GPT4 - omni is finally here!
GPT-4o (“o” for “omni”) is finally here! It marks a significant advancement in natural human-computer interaction. It accepts any combination of text, audio, and image inputs and generates any combination of text, audio, and image outputs. This introduction will be followed by an exploration of GPT-4o’s performance and speed, enhanced capabilities, unified model training, safety and preparedness measures, external evaluations, and future plans for releasing its various modalities. We will delve into how GPT-4o excels in vision and audio understanding, its integrated approach to processing multimodal data, and the safety protocols in place to ensure secure interactions. Additionally, we will discuss the model’s evaluations according to our Preparedness Framework, the results of extensive external red teaming, and the upcoming technical infrastructure and safety enhancements for its full range of functionalities.
Performance and Speed
GPT-4o can respond to audio inputs in as little as 232 milliseconds, with an average response time of 320 milliseconds, closely matching human response times in conversation. It matches GPT-4 Turbo in performance on English text and code, improves significantly on non-English text, and is faster and 50% cheaper in the API.
Enhanced Capabilities
GPT-4o excels in vision and audio understanding compared to existing models. Previously, Voice Mode in ChatGPT, which operated with latencies of 2.8 seconds (GPT-3.5) and 5.4 seconds (GPT-4), relied on a pipeline of three models. This setup caused GPT-4 to lose information, such as tone, multiple speakers, and background noises.
Unified Model Training
With GPT-4o, a single model is trained end-to-end across text, vision, and audio, processing all inputs and outputs through the same neural network. This integrated approach allows the model to better handle multimodal data.
Safety and Preparedness
Safety is integral to GPT-4o, achieved through filtered training data and post-training behavior refinement. New safety systems provide guardrails on voice outputs. Evaluations according to our Preparedness Framework and voluntary commitments show that GPT-4o does not exceed a Medium risk level in cybersecurity, CBRN, persuasion, and model autonomy.
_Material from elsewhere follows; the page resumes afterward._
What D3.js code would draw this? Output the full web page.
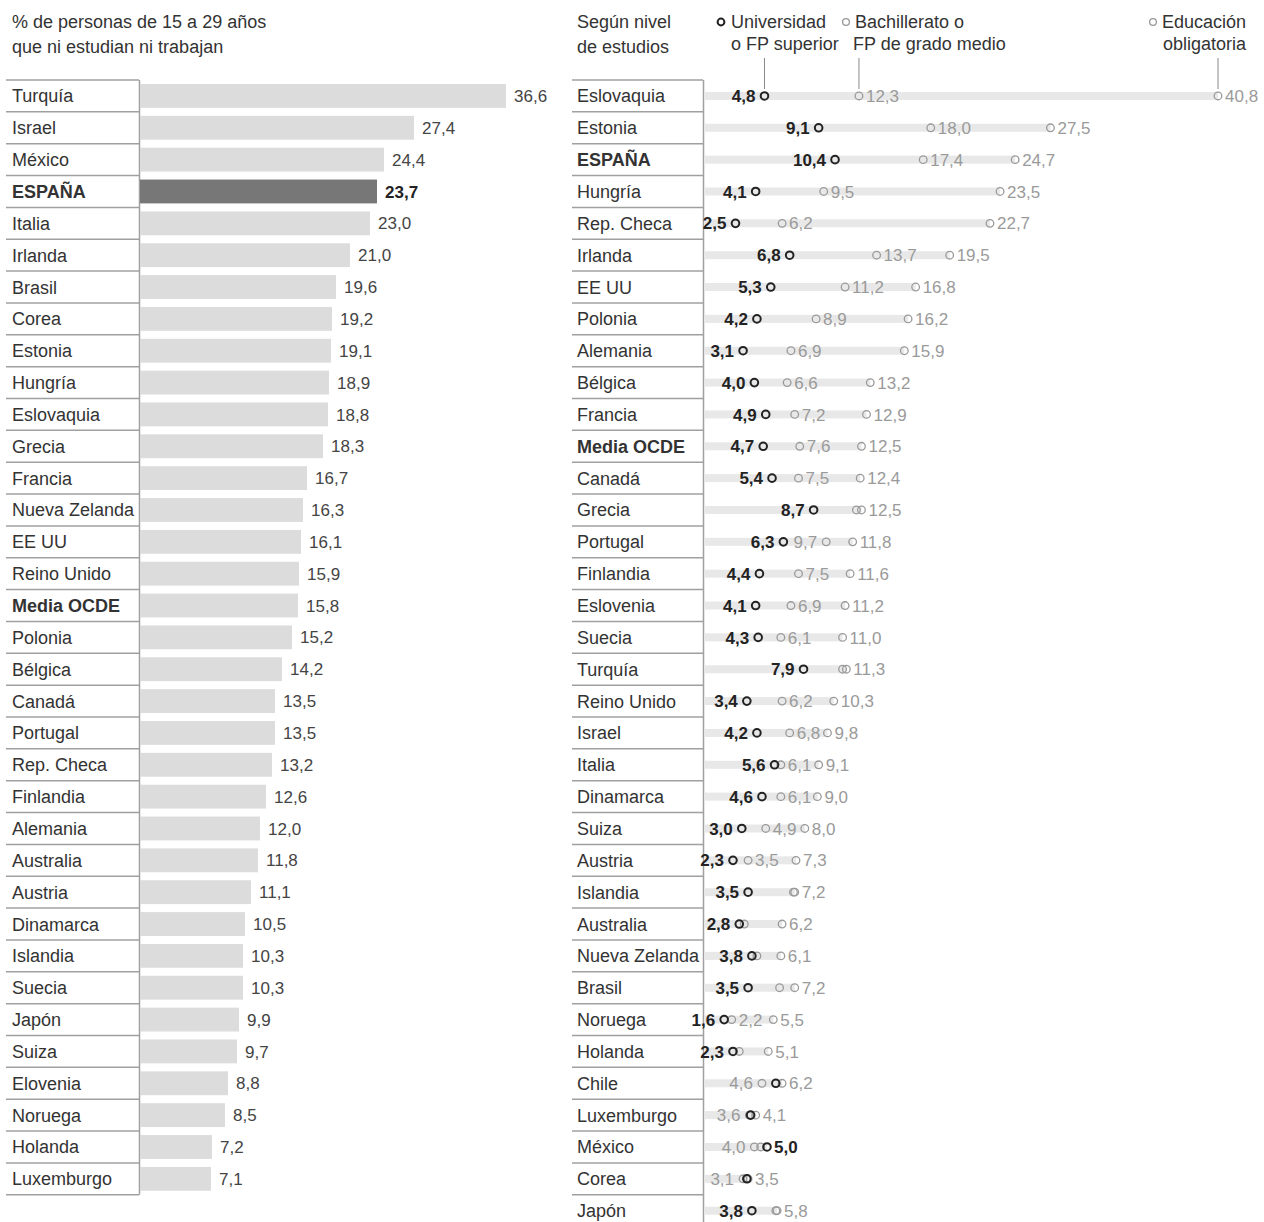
<!DOCTYPE html>
<html>
<head>
<meta charset="utf-8">
<script src="https://cdn.jsdelivr.net/npm/d3@7"></script>
<style>
  body { margin: 0; background: #fff; }
  svg { font-family: "Liberation Sans", Arial, sans-serif; }
</style>
</head>
<body>
<svg width="1264" height="1222"></svg>
<script>
// Left panel: % de personas de 15 a 29 años que ni estudian ni trabajan
var paises = ["Turquía", "Israel", "México", "ESPAÑA", "Italia", "Irlanda", "Brasil", "Corea", "Estonia",
  "Hungría", "Eslovaquia", "Grecia", "Francia", "Nueva Zelanda", "EE UU", "Reino Unido", "Media OCDE",
  "Polonia", "Bélgica", "Canadá", "Portugal", "Rep. Checa", "Finlandia", "Alemania", "Australia", "Austria",
  "Dinamarca", "Islandia", "Suecia", "Japón", "Suiza", "Elovenia", "Noruega", "Holanda", "Luxemburgo"];
var ninis = [36.6, 27.4, 24.4, 23.7, 23.0, 21.0, 19.6, 19.2, 19.1,
  18.9, 18.8, 18.3, 16.7, 16.3, 16.1, 15.9, 15.8,
  15.2, 14.2, 13.5, 13.5, 13.2, 12.6, 12.0, 11.8, 11.1,
  10.5, 10.3, 10.3, 9.9, 9.7, 8.8, 8.5, 7.2, 7.1];

// Right panel: según nivel de estudios
var paisesNivel = ["Eslovaquia", "Estonia", "ESPAÑA", "Hungría", "Rep. Checa", "Irlanda", "EE UU", "Polonia",
  "Alemania", "Bélgica", "Francia", "Media OCDE", "Canadá", "Grecia", "Portugal", "Finlandia", "Eslovenia",
  "Suecia", "Turquía", "Reino Unido", "Israel", "Italia", "Dinamarca", "Suiza", "Austria", "Islandia",
  "Australia", "Nueva Zelanda", "Brasil", "Noruega", "Holanda", "Chile", "Luxemburgo", "México", "Corea", "Japón"];
var universidad = [4.8, 9.1, 10.4, 4.1, 2.5, 6.8, 5.3, 4.2,
  3.1, 4.0, 4.9, 4.7, 5.4, 8.7, 6.3, 4.4, 4.1,
  4.3, 7.9, 3.4, 4.2, 5.6, 4.6, 3.0, 2.3, 3.5,
  2.8, 3.8, 3.5, 1.6, 2.3, 5.7, 3.7, 5.0, 3.4, 3.8];
var bachillerato = [12.3, 18.0, 17.4, 9.5, 6.2, 13.7, 11.2, 8.9,
  6.9, 6.6, 7.2, 7.6, 7.5, 12.1, 9.7, 7.5, 6.9,
  6.1, 11.0, 6.2, 6.8, 6.1, 6.1, 4.9, 3.5, 7.1,
  3.2, 4.2, 6.0, 2.2, 2.8, 4.6, 3.6, 4.0, 3.1, 5.7];
var obligatoria = [40.8, 27.5, 24.7, 23.5, 22.7, 19.5, 16.8, 16.2,
  15.9, 13.2, 12.9, 12.5, 12.4, 12.5, 11.8, 11.6, 11.2,
  11.0, 11.3, 10.3, 9.8, 9.1, 9.0, 8.0, 7.3, 7.2,
  6.2, 6.1, 7.2, 5.5, 5.1, 6.2, 4.1, 4.5, 3.5, 5.8];

var destacados = ["ESPAÑA", "Media OCDE"];
var fmt = function(v) { return d3.format(".1f")(v).replace(".", ","); };

var svg = d3.select("svg"),
  top0 = 80,
  rowH = 31.85,
  textCol = "#333",
  lineCol = "#a0a0a0";

// ---------- titles ----------
svg.append("text").attr("x", 12).attr("y", 28).attr("fill", textCol).style("font-size", "18px")
  .text("% de personas de 15 a 29 años");
svg.append("text").attr("x", 12).attr("y", 53).attr("fill", textCol).style("font-size", "18px")
  .text("que ni estudian ni trabajan");

// ---------- left panel ----------
var yL = d3.scaleBand().domain(paises).range([top0, top0 + paises.length * rowH]);
var xL = d3.scaleLinear().domain([0, 36.6]).range([140, 506]);
var left = svg.append("g");
var dataL = paises.map(function(p, i) { return {pais: p, v: ninis[i]}; });

left.selectAll(".sep").data([top0].concat(paises.map(function(p) { return yL(p) + yL.bandwidth(); })))
  .enter().append("line")
  .attr("x1", 6).attr("x2", 139).attr("y1", function(d) { return d; }).attr("y2", function(d) { return d; })
  .attr("stroke", lineCol).attr("stroke-width", 1.5);

left.append("line").attr("x1", 139.5).attr("x2", 139.5)
  .attr("y1", top0).attr("y2", top0 + paises.length * rowH)
  .attr("stroke", lineCol).attr("stroke-width", 1.5);

left.selectAll(".bar").data(dataL).enter().append("rect")
  .attr("x", xL(0))
  .attr("y", function(d) { return yL(d.pais) + 4; })
  .attr("height", yL.bandwidth() - 8)
  .attr("width", function(d) { return xL(d.v) - xL(0); })
  .attr("fill", function(d) { return d.pais === "ESPAÑA" ? "#777" : "#dcdcdc"; });

left.selectAll(".lab").data(dataL).enter().append("text")
  .attr("x", 12)
  .attr("y", function(d) { return yL(d.pais) + yL.bandwidth() / 2; })
  .attr("dy", "0.36em")
  .attr("fill", textCol)
  .style("font-size", "18px")
  .style("font-weight", function(d) { return destacados.indexOf(d.pais) >= 0 ? "bold" : "normal"; })
  .text(function(d) { return d.pais; });

left.selectAll(".val").data(dataL).enter().append("text")
  .attr("x", function(d) { return xL(d.v) + 8; })
  .attr("y", function(d) { return yL(d.pais) + yL.bandwidth() / 2; })
  .attr("dy", "0.36em")
  .attr("fill", function(d) { return d.pais === "ESPAÑA" ? "#222" : "#444"; })
  .style("font-size", "17px")
  .style("font-weight", function(d) { return d.pais === "ESPAÑA" ? "bold" : "normal"; })
  .text(function(d) { return fmt(d.v); });

// ---------- right panel ----------
var yR = d3.scaleBand().domain(paisesNivel).range([top0, top0 + paisesNivel.length * rowH]);
var xR = d3.scaleLinear().domain([0, 40.8]).range([704, 1218]);
var right = svg.append("g");

svg.append("text").attr("x", 577).attr("y", 28).attr("fill", textCol).style("font-size", "18px").text("Según nivel");
svg.append("text").attr("x", 577).attr("y", 53).attr("fill", textCol).style("font-size", "18px").text("de estudios");

var legend = [
  {lines: ["Universidad", "o FP superior"], cx: 721, tx: 731, anchor: "start", dark: true},
  {lines: ["Bachillerato o", "FP de grado medio"], cx: 846, tx: 855, anchor: "start", dark: false},
  {lines: ["Educación", "obligatoria"], cx: 1153, tx: 1246, anchor: "end", dark: false}
];
legend.forEach(function(l) {
  svg.append("circle").attr("cx", l.cx).attr("cy", 22).attr("r", 3.4).attr("fill", "#fff")
    .attr("stroke", l.dark ? "#222" : "#999").attr("stroke-width", l.dark ? 2 : 1.3);
  l.lines.forEach(function(t, i) {
    svg.append("text").attr("x", l.tx - (i === 1 && l.anchor === "start" && !l.dark ? 2 : 0))
      .attr("y", 28 + i * 22).attr("text-anchor", l.anchor)
      .attr("fill", textCol).style("font-size", "18px").text(t);
  });
});

// leader lines to the first row values
var primero = [universidad[0], bachillerato[0], obligatoria[0]];
svg.selectAll(".leader").data(primero).enter().append("line")
  .attr("x1", function(d) { return xR(d); }).attr("x2", function(d) { return xR(d); })
  .attr("y1", 58).attr("y2", 89)
  .attr("stroke", "#888").attr("stroke-width", 1);

right.selectAll(".sep").data([top0].concat(paisesNivel.map(function(p) { return yR(p) + yR.bandwidth(); })))
  .enter().append("line")
  .attr("x1", 572).attr("x2", 703).attr("y1", function(d) { return d; }).attr("y2", function(d) { return d; })
  .attr("stroke", lineCol).attr("stroke-width", 1.5);

right.append("line").attr("x1", 703.5).attr("x2", 703.5)
  .attr("y1", top0).attr("y2", 1222)
  .attr("stroke", lineCol).attr("stroke-width", 1.5);

var dataR = paisesNivel.map(function(p, i) {
  var pts = [
    {k: "uni", v: universidad[i]},
    {k: "bach", v: bachillerato[i]},
    {k: "obl", v: obligatoria[i]}
  ];
  var s = pts.slice().sort(function(a, b) { return a.v - b.v; });
  s[0].side = "left";
  s[2].side = "right";
  var gapR = s[2].v - s[1].v, gapL = s[1].v - s[0].v;
  if (gapL < 0.45) s[1].side = "none";
  else s[1].side = gapR >= 2.5 ? "right" : (gapR >= 1.5 && gapL >= 3 ? "left" : "none");
  return {pais: p, pts: pts, max: s[2].v};
});

right.selectAll(".lab").data(dataR).enter().append("text")
  .attr("x", 577)
  .attr("y", function(d) { return yR(d.pais) + yR.bandwidth() / 2; })
  .attr("dy", "0.36em")
  .attr("fill", textCol)
  .style("font-size", "18px")
  .style("font-weight", function(d) { return destacados.indexOf(d.pais) >= 0 ? "bold" : "normal"; })
  .text(function(d) { return d.pais; });

var row = right.selectAll(".row").data(dataR).enter().append("g")
  .attr("transform", function(d) { return "translate(0," + (yR(d.pais) + yR.bandwidth() / 2) + ")"; });

row.append("rect")
  .attr("x", xR(0))
  .attr("y", -4)
  .attr("height", 8)
  .attr("width", function(d) { return xR(d.max) - xR(0); })
  .attr("fill", "#e8e8e8");

// draw grey circles first, university on top
row.selectAll("circle").data(function(d) {
    return d.pts.slice().sort(function(a, b) { return (a.k === "uni") - (b.k === "uni"); });
  })
  .enter().append("circle")
  .attr("cx", function(d) { return xR(d.v); })
  .attr("cy", 0)
  .attr("r", 3.8)
  .attr("fill", "none")
  .attr("stroke", function(d) { return d.k === "uni" ? "#222" : "#9a9a9a"; })
  .attr("stroke-width", function(d) { return d.k === "uni" ? 2 : 1.3; });

row.selectAll(".v").data(function(d) { return d.pts.filter(function(p) { return p.side !== "none"; }); })
  .enter().append("text")
  .attr("x", function(d) { return d.side === "left" ? xR(d.v) - 9 : xR(d.v) + 7; })
  .attr("dy", "0.36em")
  .attr("text-anchor", function(d) { return d.side === "left" ? "end" : "start"; })
  .attr("fill", function(d) { return d.k === "uni" ? "#222" : "#9a9a9a"; })
  .style("font-size", "17px")
  .style("font-weight", function(d) { return d.k === "uni" ? "bold" : "normal"; })
  .text(function(d) { return fmt(d.v); });
</script>
</body>
</html>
External Evaluation and Continuous Improvement
GPT-4o has undergone extensive external red teaming with over 70 experts in fields like social psychology, bias and fairness, and misinformation. These evaluations help identify and mitigate risks, contributing to the model’s safety.
Future Plans and Modalities Release
Currently, we are releasing text and image inputs and text outputs publicly. Over the coming months, we will enhance the technical infrastructure, usability, and safety for the other modalities. Initially, audio outputs will be limited to preset voices and adhere to existing safety policies. More details will be shared in the forthcoming system card.